Una curiosità per concludere: un asteroide è stato chiamato con il suo nome. Cosa significa questo per lei?
Sono riconoscente all’Unione Astronomica Internazionale per aver attribuito il mio nome ad un asteroide. Oggi l’insegnamento è l’elemento principale nella mia vita. La sento come una responsabilità, un compito dal quale non mi posso esimere. Sono stato un civil servant per praticamente tutta la mia vita, e possiedo ancora un’anima da civil servant. La mia missione adesso è quella di trasmettere ai posteri quello che ho imparato. In questo modo, quando avrò lasciato la Terra, e questa volta per sempre, questi insegnamenti non andranno persi. Mi fa dunque piacere pensare che il mio nome è ancora lassù da qualche parte, e che quando non sarò altro che cenere, il Nicollier sarà ancora lì, ad orbitare nello spazio.
Biografia
Claude Nicollier, nato il 2 settembre 1944 a Vevey, è un astrofisico e astronauta svizzero dell’Agenzia Spaziale Europea (ESA).

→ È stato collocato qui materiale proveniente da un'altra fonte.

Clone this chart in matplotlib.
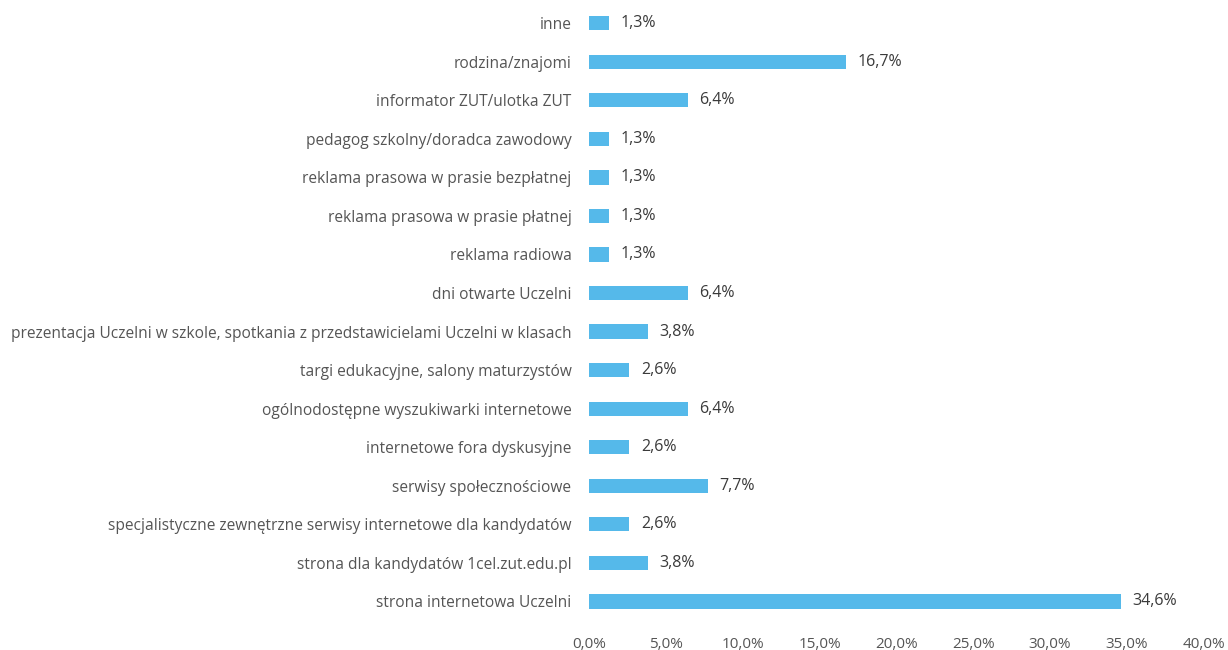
import matplotlib
matplotlib.use("Agg")
import matplotlib.pyplot as plt
from matplotlib.ticker import FuncFormatter

categories = [
    "strona internetowa Uczelni",
    "strona dla kandydatów 1cel.zut.edu.pl",
    "specjalistyczne zewnętrzne serwisy internetowe dla kandydatów",
    "serwisy społecznościowe",
    "internetowe fora dyskusyjne",
    "ogólnodostępne wyszukiwarki internetowe",
    "targi edukacyjne, salony maturzystów",
    "prezentacja Uczelni w szkole, spotkania z przedstawicielami Uczelni w klasach",
    "dni otwarte Uczelni",
    "reklama radiowa",
    "reklama prasowa w prasie płatnej",
    "reklama prasowa w prasie bezpłatnej",
    "pedagog szkolny/doradca zawodowy",
    "informator ZUT/ulotka ZUT",
    "rodzina/znajomi",
    "inne",
]
values = [34.6, 3.8, 2.6, 7.7, 2.6, 6.4, 2.6, 3.8, 6.4, 1.3, 1.3, 1.3, 1.3, 6.4, 16.7, 1.3]
xticks = [0, 5, 10, 15, 20, 25, 30, 35, 40]

plt.rcParams['font.family'] = ['Open Sans', 'DejaVu Sans']
text_color = '#555555'

fig = plt.figure(figsize=(12.28, 6.5), dpi=100)
ax = fig.add_axes([0.480, 0.045, 0.500, 0.949])

y = list(range(len(categories)))
ax.barh(y, values, height=0.37, color='#55b9ea', edgecolor='none')
ax.set_xlim(0, 40)
ax.set_ylim(-0.5, len(categories) - 0.5)
ax.set_yticks(y)
ax.set_yticklabels(categories, fontsize=11.2, color=text_color)
ax.set_xticks(xticks)
ax.xaxis.set_major_formatter(FuncFormatter(lambda v, p: f"{v:.1f}%".replace('.', ',')))
ax.tick_params(axis='x', labelsize=11, colors=text_color, length=0, pad=12)
ax.tick_params(axis='y', length=0, pad=13)
for s in ax.spines.values():
    s.set_visible(False)

for yi, v in zip(y, values):
    ax.text(v + 0.75, yi, f"{v:.1f}%".replace('.', ','), va='center', ha='left',
            fontsize=11.5, color='#3a3a3a')

fig.savefig("out.png", dpi=100)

Nel 1970 si laurea in fisica presso l’Università di Losanna e nel 1975 consegue il diploma in astrofisica all’Università di Ginevra.
Ha lavorato per l’ESA e per la NASA. Con la missione STS-46 a bordo della navetta spaziale Atlantis, nel 1992 diviene il primo svizzero nello spazio.
Padre di due figlie, oggi è Professore al Politecnico Federale di Losanna (EPFL), dove tiene un corso sull’ingegneria spaziale.
La Svizzera è una nazione spaziale nel senso che le persone hanno una coscienza molto orientata allo spazio.